Your organization should also prioritize its future actions, so the most important tasks receive the most visibility and care. The MoSCoW method is used often in Web design and software engineering to determine the importance of each action:
- Must have: Critical actions that take top priority moving forward.
- Should have: Solutions that are important to future projects, but not necessary components of the final product.
- Could have: Items that would be nice to have completed, but don’t take priority or don’t meet your budget.
- Won’t have: The least-important, less-focused action items go here. In time, the “won’t-haves” may turn into “could-haves” or even “should-haves,” but that’s unlikely for the next immediate project iteration.

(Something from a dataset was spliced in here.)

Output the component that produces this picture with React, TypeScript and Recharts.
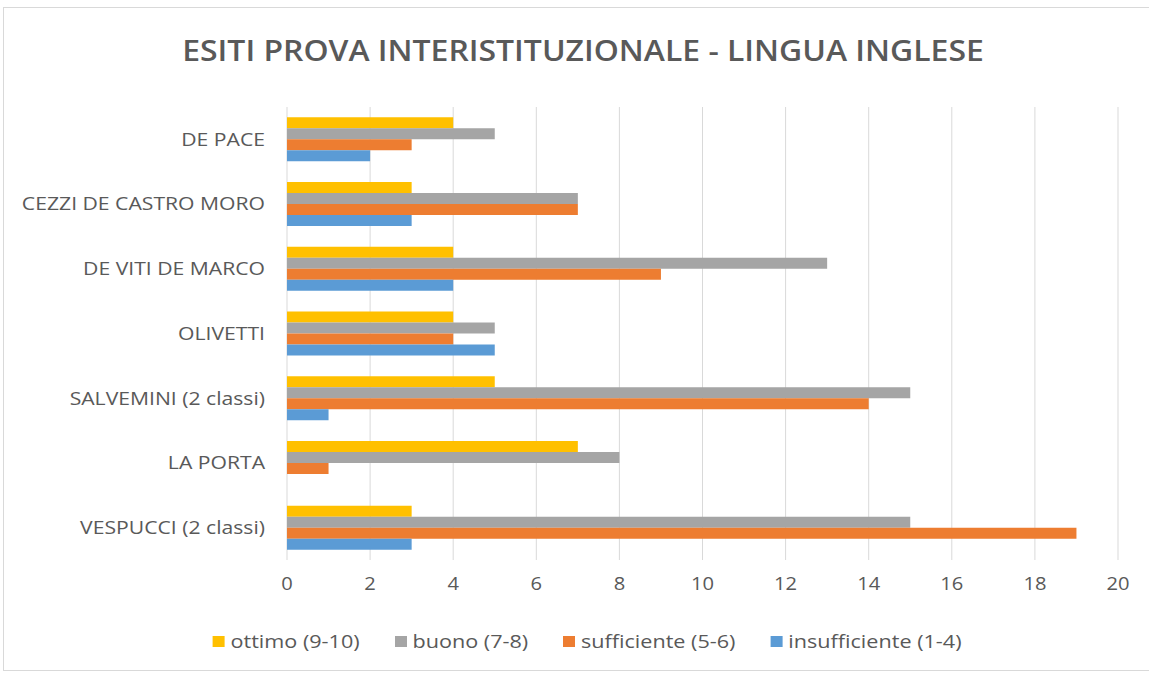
import React from 'react';
import { BarChart, Bar, XAxis, YAxis, CartesianGrid } from 'recharts';

const categories = ['DE PACE', 'CEZZI DE CASTRO MORO', 'DE VITI DE MARCO', 'OLIVETTI', 'SALVEMINI (2 classi)', 'LA PORTA', 'VESPUCCI (2 classi)'];
const ottimo = [4, 3, 4, 4, 5, 7, 3];
const buono = [5, 7, 13, 5, 15, 8, 15];
const sufficiente = [3, 7, 9, 4, 14, 1, 19];
const insufficiente = [2, 3, 4, 5, 1, 0, 3];
const xTicks = [0, 2, 4, 6, 8, 10, 12, 14, 16, 18, 20];

const seriesNames = ['ottimo (9-10)', 'buono (7-8)', 'sufficiente (5-6)', 'insufficiente (1-4)'];
const colors = ['#FFC000', '#A5A5A5', '#ED7D31', '#5B9BD5'];
const keys = ['ottimo', 'buono', 'sufficiente', 'insufficiente'];

const data = categories.map((c, i) => ({
  name: c,
  ottimo: ottimo[i],
  buono: buono[i],
  sufficiente: sufficiente[i],
  insufficiente: insufficiente[i],
}));

const FONT = "'Open Sans', 'Liberation Sans', sans-serif";
const SX = 1.176;

const YTick = (props: any) => {
  const { x, y, payload } = props;
  return (
    <g transform={`translate(${x},${y}) scale(${SX},1)`}>
      <text x={0} y={0} dy="0.35em" textAnchor="end" fill="#595959" fontSize={18} fontFamily={FONT}>
        {payload.value}
      </text>
    </g>
  );
};

const XTick = (props: any) => {
  const { x, y, payload } = props;
  return (
    <g transform={`translate(${x},${y}) scale(1.12,1)`}>
      <text x={0} y={0} dy="0.71em" textAnchor="middle" fill="#595959" fontSize={18} fontFamily={FONT}>
        {payload.value}
      </text>
    </g>
  );
};

export default function App() {
  return (
    <div style={{ position: 'absolute', left: 0, top: 0, width: 1149, height: 677, background: '#fff', overflow: 'hidden' }}>
      <div style={{ position: 'absolute', left: 3, top: 7, width: 1150, height: 664, border: '1px solid #d9d9d9', boxSizing: 'border-box' }} />
      <div style={{ position: 'absolute', left: 0, top: 31, width: 1166, textAlign: 'center', fontFamily: FONT, fontSize: 28, fontWeight: 600, color: '#595959', transform: 'scaleX(1.14)', transformOrigin: '583px 0' }}>
        ESITI PROVA INTERISTITUZIONALE - LINGUA INGLESE
      </div>
      <BarChart
        width={1149}
        height={677}
        data={data}
        layout="vertical"
        margin={{ top: 107, right: 31, bottom: 87, left: 0 }}
        barCategoryGap="16%"
        barGap={0}
      >
        <CartesianGrid horizontal={false} stroke="#d9d9d9" />
        <XAxis
          type="number"
          domain={[0, 20]}
          ticks={xTicks}
          axisLine={false}
          tickLine={false}
          tickSize={0}
          tickMargin={17}
          height={30}
          tick={<XTick />}
          interval={0}
        />
        <YAxis
          type="category"
          dataKey="name"
          width={287}
          axisLine={false}
          tickLine={false}
          tickSize={0}
          tickMargin={22}
          tick={<YTick />}
          interval={0}
        />
        {keys.map((k, i) => (
          <Bar key={k} dataKey={k} name={seriesNames[i]} fill={colors[i]} isAnimationActive={false} />
        ))}
      </BarChart>
      <div style={{ position: 'absolute', left: 0, top: 629, width: 1174, display: 'flex', justifyContent: 'center', fontFamily: FONT, fontSize: 18, color: '#595959', transform: 'scaleX(1.2)', transformOrigin: '587px 0' }}>
        {seriesNames.map((n, i) => (
          <div key={n} style={{ display: 'flex', alignItems: 'center', marginRight: i < 3 ? 29 : 0 }}>
            <span style={{ display: 'inline-block', width: 10, height: 11, background: colors[i], marginRight: 5 }} />
            <span>{n}</span>
          </div>
        ))}
      </div>
    </div>
  );
}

When post-mortem meetings are focused, honest, and balanced, they turn into something much more than the end of a project — they can be the beginning of a more successful future outcome. While that requires preparedness and compassion from all participating parties, you’ll notice that a successful post-mortem — whether for a successful or underwhelming project — will yield better results from your team moving forward.